* Raw records:
╔══
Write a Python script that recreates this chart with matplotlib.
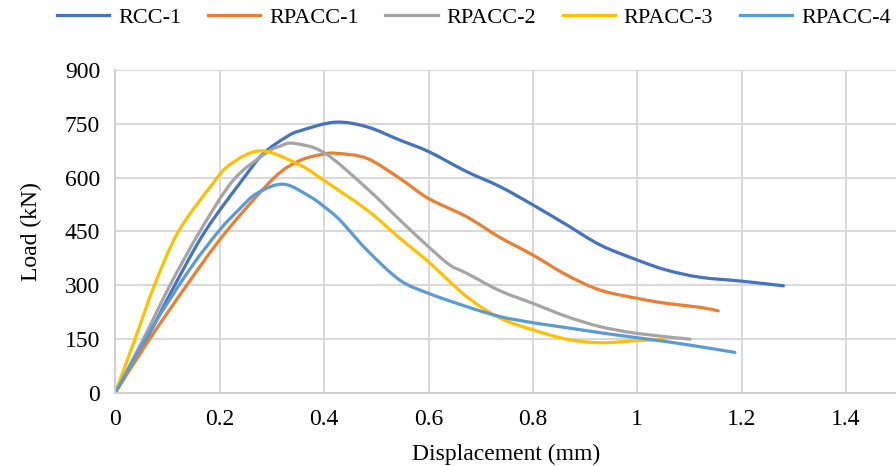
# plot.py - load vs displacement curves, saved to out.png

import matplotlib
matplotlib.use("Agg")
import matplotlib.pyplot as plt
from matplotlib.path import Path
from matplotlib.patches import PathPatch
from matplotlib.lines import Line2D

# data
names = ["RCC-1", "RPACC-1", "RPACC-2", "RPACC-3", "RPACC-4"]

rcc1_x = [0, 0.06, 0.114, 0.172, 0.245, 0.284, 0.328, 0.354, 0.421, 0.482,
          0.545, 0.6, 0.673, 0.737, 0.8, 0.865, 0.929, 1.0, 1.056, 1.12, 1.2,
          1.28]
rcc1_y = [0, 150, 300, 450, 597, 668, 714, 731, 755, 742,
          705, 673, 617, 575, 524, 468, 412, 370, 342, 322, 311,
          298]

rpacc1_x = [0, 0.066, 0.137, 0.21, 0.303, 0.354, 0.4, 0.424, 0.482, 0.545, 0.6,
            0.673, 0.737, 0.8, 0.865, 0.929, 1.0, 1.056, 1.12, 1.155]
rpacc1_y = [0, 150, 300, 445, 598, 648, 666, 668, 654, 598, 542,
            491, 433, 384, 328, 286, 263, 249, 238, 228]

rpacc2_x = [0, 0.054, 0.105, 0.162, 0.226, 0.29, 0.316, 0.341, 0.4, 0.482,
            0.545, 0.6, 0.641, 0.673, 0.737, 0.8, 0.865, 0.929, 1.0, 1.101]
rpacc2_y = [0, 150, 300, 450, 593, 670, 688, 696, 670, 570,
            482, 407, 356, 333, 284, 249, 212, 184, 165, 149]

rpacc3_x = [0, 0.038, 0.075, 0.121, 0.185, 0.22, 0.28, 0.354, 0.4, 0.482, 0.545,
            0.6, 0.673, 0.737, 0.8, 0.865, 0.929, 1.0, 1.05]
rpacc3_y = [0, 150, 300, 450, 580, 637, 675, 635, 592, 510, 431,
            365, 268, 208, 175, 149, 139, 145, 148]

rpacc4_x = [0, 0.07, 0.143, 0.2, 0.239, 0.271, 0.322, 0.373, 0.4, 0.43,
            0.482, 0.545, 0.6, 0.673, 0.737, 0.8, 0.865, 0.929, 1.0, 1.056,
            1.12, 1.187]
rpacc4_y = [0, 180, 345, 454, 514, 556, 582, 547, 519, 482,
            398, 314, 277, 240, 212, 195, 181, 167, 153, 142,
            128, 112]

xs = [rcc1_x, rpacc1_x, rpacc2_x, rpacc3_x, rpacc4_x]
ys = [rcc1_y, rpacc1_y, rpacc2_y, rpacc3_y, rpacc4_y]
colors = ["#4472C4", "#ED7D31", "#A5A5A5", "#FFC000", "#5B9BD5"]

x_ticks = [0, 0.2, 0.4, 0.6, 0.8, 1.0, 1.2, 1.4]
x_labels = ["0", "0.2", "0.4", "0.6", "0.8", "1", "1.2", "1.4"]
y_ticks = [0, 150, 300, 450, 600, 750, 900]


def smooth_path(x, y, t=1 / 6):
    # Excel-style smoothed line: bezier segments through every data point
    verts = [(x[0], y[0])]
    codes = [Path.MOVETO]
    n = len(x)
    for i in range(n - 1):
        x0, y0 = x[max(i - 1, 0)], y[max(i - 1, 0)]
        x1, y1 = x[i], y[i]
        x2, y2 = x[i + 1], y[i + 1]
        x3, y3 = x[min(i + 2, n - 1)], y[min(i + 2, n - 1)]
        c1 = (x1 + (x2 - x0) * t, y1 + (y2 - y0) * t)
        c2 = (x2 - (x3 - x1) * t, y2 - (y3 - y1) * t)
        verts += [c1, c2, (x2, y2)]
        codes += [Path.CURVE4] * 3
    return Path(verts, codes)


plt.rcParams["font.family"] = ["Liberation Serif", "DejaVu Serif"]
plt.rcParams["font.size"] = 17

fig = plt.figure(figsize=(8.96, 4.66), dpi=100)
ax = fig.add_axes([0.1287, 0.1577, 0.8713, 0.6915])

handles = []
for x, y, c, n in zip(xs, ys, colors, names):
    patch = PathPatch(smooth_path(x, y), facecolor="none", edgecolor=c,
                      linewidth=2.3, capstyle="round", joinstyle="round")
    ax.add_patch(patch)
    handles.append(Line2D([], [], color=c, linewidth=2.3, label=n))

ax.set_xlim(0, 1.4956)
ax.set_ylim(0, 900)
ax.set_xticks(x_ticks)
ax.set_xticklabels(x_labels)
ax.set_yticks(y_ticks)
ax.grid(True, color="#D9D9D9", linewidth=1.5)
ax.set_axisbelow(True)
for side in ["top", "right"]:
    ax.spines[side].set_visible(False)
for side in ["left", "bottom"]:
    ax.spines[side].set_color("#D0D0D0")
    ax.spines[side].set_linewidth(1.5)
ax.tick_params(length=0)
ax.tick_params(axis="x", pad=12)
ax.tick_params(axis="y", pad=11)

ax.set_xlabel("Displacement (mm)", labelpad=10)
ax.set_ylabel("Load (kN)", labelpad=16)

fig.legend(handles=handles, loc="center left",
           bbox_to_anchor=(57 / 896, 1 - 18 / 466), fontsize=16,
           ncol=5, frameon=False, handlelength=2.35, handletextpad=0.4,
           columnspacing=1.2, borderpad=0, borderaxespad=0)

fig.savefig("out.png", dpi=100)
╚══
╔══
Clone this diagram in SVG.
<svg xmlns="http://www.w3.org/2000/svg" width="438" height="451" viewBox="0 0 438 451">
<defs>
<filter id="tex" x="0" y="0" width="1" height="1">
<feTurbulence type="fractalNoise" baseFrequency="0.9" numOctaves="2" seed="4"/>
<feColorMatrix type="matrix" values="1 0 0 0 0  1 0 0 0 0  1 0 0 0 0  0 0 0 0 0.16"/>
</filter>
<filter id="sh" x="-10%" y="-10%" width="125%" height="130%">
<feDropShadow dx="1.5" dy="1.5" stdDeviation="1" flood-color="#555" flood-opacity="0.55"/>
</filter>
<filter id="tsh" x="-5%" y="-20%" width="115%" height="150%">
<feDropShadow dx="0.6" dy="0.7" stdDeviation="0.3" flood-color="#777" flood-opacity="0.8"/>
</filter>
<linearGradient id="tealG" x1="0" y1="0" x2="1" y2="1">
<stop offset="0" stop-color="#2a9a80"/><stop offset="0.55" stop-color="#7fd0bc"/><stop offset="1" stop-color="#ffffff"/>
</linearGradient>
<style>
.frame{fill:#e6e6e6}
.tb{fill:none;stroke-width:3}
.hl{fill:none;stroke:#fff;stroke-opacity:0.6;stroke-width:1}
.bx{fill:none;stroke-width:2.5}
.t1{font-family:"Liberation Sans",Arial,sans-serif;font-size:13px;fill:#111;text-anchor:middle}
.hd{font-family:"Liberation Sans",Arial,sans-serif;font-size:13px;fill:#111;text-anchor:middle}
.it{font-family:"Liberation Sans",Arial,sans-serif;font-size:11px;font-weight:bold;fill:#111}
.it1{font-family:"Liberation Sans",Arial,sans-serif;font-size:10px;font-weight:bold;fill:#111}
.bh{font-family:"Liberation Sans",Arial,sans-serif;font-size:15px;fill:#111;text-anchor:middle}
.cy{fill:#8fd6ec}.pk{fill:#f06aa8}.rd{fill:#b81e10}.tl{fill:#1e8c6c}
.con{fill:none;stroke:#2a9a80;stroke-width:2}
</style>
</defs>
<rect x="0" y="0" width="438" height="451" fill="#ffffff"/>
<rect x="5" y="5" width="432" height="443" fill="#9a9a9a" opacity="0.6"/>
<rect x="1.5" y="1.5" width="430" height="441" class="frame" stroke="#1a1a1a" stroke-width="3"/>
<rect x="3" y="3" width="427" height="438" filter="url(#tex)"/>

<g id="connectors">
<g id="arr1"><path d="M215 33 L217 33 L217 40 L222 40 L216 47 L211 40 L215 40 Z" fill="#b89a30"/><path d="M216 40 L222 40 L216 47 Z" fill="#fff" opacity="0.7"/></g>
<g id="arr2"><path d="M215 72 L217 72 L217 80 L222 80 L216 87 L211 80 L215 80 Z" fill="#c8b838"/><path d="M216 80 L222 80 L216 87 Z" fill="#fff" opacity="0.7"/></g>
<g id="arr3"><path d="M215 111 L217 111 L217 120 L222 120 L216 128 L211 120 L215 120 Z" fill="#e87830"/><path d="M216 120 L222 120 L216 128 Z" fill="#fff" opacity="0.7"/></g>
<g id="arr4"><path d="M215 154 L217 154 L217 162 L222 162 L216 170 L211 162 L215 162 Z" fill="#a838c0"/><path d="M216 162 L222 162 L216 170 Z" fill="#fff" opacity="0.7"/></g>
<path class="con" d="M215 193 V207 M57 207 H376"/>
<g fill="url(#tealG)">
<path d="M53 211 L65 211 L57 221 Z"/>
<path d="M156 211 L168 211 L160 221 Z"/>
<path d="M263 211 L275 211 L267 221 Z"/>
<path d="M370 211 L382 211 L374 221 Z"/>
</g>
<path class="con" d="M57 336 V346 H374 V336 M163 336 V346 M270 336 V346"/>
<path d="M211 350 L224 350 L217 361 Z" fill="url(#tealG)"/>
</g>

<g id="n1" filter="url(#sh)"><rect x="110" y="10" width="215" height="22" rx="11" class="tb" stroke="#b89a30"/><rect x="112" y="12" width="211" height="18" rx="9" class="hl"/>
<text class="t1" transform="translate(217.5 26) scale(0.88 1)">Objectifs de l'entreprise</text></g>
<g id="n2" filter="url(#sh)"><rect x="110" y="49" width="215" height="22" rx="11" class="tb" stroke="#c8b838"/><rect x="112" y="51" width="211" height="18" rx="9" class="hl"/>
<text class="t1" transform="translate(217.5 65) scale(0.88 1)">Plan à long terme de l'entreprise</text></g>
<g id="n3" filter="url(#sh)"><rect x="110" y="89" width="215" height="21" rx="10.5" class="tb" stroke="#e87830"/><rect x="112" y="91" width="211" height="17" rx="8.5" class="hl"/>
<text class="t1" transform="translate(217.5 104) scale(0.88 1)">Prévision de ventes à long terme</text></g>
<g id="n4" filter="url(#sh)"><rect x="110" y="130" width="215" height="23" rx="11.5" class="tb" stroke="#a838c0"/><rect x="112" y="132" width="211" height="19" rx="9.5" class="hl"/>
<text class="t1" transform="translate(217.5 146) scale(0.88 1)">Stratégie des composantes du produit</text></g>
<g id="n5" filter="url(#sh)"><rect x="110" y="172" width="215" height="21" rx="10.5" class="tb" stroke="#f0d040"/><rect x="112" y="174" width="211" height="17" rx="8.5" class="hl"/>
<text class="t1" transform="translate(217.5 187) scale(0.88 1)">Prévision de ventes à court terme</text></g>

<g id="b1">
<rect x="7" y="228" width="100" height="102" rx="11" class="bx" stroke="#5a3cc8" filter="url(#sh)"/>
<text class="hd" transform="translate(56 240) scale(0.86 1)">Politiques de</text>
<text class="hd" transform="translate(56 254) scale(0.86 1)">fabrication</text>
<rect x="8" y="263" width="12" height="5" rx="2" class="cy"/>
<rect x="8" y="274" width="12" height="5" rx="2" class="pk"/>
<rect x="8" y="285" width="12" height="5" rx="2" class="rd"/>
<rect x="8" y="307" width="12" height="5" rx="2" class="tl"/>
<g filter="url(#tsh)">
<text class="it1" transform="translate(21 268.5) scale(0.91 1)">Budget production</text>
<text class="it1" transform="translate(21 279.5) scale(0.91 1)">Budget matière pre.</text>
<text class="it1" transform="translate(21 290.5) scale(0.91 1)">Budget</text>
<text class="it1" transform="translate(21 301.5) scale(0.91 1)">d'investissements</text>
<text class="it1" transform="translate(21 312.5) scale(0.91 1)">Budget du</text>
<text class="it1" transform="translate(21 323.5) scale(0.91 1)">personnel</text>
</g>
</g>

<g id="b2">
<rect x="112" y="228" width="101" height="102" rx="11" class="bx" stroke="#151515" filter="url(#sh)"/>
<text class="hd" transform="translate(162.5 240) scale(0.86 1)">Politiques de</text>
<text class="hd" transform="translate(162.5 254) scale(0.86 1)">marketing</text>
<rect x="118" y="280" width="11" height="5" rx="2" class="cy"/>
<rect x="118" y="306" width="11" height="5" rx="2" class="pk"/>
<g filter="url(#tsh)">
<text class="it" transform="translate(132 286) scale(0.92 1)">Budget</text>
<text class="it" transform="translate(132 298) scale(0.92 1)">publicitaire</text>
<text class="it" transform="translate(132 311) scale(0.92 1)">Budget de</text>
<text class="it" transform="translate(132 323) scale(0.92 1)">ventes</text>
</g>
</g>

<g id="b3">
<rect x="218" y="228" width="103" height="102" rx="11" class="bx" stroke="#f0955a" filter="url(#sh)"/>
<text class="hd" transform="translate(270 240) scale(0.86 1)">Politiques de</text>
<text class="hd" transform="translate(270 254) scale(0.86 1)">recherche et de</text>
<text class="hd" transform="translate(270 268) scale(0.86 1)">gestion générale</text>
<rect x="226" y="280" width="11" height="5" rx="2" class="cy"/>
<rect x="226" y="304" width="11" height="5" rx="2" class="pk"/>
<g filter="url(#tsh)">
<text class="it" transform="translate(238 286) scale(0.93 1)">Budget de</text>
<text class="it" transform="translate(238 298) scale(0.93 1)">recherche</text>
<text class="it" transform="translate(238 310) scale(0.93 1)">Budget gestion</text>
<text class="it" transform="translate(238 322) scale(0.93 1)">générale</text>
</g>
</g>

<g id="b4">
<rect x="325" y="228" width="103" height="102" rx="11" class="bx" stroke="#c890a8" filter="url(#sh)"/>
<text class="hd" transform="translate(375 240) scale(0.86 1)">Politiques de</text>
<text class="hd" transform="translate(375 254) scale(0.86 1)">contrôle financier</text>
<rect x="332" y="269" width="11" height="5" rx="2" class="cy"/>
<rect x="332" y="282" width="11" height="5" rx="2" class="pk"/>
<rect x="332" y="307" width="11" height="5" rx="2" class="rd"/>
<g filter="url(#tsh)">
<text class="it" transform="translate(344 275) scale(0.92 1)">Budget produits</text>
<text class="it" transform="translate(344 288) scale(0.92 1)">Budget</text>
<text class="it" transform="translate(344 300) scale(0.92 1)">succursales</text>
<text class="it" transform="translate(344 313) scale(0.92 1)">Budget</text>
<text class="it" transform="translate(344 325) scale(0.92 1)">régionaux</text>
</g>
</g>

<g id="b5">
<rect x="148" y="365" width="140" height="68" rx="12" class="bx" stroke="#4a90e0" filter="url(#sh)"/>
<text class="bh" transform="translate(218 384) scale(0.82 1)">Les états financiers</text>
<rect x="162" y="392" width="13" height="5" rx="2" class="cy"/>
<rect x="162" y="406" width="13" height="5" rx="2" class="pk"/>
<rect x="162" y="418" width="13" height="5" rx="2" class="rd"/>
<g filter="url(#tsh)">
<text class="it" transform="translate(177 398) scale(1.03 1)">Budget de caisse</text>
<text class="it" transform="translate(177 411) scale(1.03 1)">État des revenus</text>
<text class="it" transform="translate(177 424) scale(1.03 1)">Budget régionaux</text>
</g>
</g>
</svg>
╚══
Reproduce exactly the lines above starting at the line containing "Write a Python" and ending at the line containing "482, 407, 356, 333, 284, 249, 212, 184, 165, 149]", including both, but not the pictures.

* Response for this exercise:
Write a Python script that recreates this chart with matplotlib.
# plot.py - load vs displacement curves, saved to out.png

import matplotlib
matplotlib.use("Agg")
import matplotlib.pyplot as plt
from matplotlib.path import Path
from matplotlib.patches import PathPatch
from matplotlib.lines import Line2D

# data
names = ["RCC-1", "RPACC-1", "RPACC-2", "RPACC-3", "RPACC-4"]

rcc1_x = [0, 0.06, 0.114, 0.172, 0.245, 0.284, 0.328, 0.354, 0.421, 0.482,
          0.545, 0.6, 0.673, 0.737, 0.8, 0.865, 0.929, 1.0, 1.056, 1.12, 1.2,
          1.28]
rcc1_y = [0, 150, 300, 450, 597, 668, 714, 731, 755, 742,
          705, 673, 617, 575, 524, 468, 412, 370, 342, 322, 311,
          298]

rpacc1_x = [0, 0.066, 0.137, 0.21, 0.303, 0.354, 0.4, 0.424, 0.482, 0.545, 0.6,
            0.673, 0.737, 0.8, 0.865, 0.929, 1.0, 1.056, 1.12, 1.155]
rpacc1_y = [0, 150, 300, 445, 598, 648, 666, 668, 654, 598, 542,
            491, 433, 384, 328, 286, 263, 249, 238, 228]

rpacc2_x = [0, 0.054, 0.105, 0.162, 0.226, 0.29, 0.316, 0.341, 0.4, 0.482,
            0.545, 0.6, 0.641, 0.673, 0.737, 0.8, 0.865, 0.929, 1.0, 1.101]
rpacc2_y = [0, 150, 300, 450, 593, 670, 688, 696, 670, 570,
            482, 407, 356, 333, 284, 249, 212, 184, 165, 149]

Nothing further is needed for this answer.